タイのウェルネス・スパ産業、6,700億バーツ市場に成長。世界ウェルネス観光で存在感。

観光スポーツ省の最新データによると、2025年のタイにはウェルネス関連事業が約9万社あり、総収入は6,700億バーツに達しているといいます。

このうち、病院・クリニック・スパなどの直接サービス業が2,200億バーツ、小売・交通・観光関連などの間接ビジネスが4,500億バーツを占めています。

2026年に成長が期待される分野は、①ホテル・リゾート、②飲食業、③医療、④航空旅客輸送、⑤化粧品製造など。

人気サービスはオイルマッサージ、タイ式マッサージ、デトックス、ヨガ、スパパッケージなどで、総合的なウェルネス体験への関心が高まっています。

市場動向と課題

タイ・スパ協会は、「業界は毎年成長しているが、今年はマイナス報道の影響で一時減速した」と述べます。

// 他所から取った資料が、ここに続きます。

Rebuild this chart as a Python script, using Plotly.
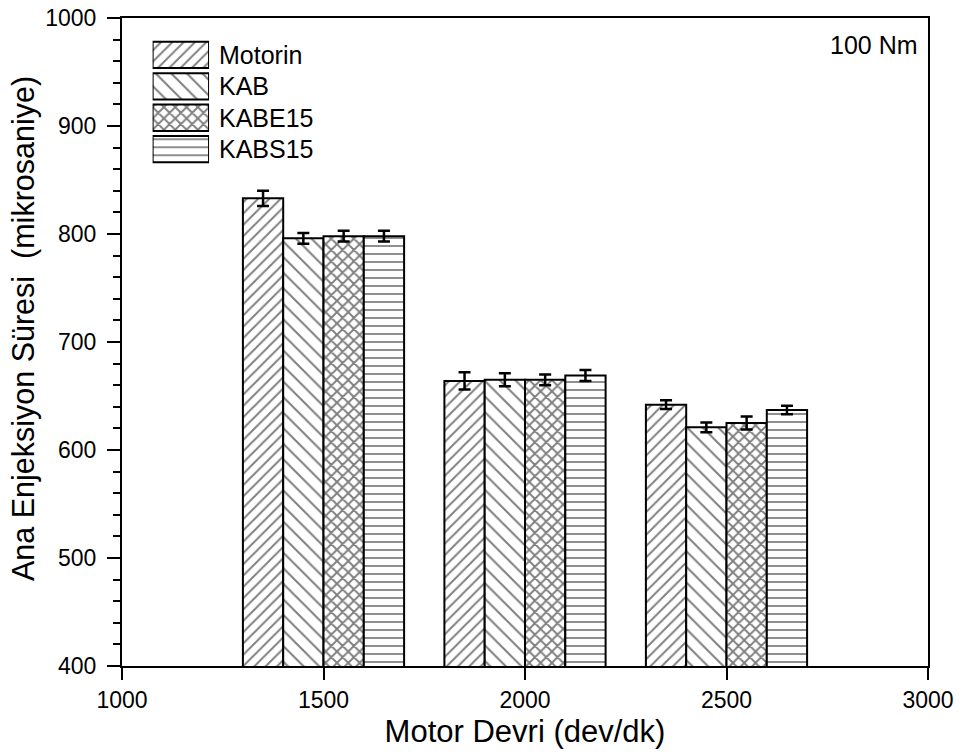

しかし2025年第4四半期から2026年第1四半期にかけて観光回復が見込まれ、再び拡大すると主張しています。

コロナ後、タイのウェルネス観光市場は120%以上成長。

訪問者の多くは外国人で、「健康目的で訪れる一次旅行者」と「レジャー中にウェルネスを体験する二次旅行者」に分かれる。

両者の支出差は約3万バーツで、二次旅行者の比率が増加傾向にあると言います。

業界構造と新たな動き

収益面では病院が最大で、次いで薬局、化粧品製造、旅行代理店、スパの順。

ラグジュアリーホテルでは、スパを「総合ウェルネス施設」に転換する動きが拡大しており、BDMSとSri Panwaの協業がその代表例です。

外国人客の主な市場は、マレーシア、中国、シンガポール。

タイのスパ料金は1時間200〜300バーツと手頃だが、業界の持続性には国内市場の育成が欠かせない。

現在、タイ人顧客の割合は20%にとどまっています。

成長分野と展望

新たなトレンドとして「リハビリ観光」が注目されており、医療・ホスピタリティ・長期ケアを組み合わせたプログラムの可能性が高い。

一方、「ウェルネス不動産」投資では、ドバイやシンガポールに遅れをとっています。

それでも、タイのウェルネス産業は今後1〜2年でコロナ前の水準に回復する見通しです。

競合国インドネシアやフィリピンに対抗するには、医療技術・伝統薬草・創造的イノベーションを活かし、政府支援とテクノロジー投資を進める必要があります。

最後に同協会は、「食と健康を融合させた“ウェルネス食文化”の確立」が、リピーターを呼び込む鍵になると強調しています。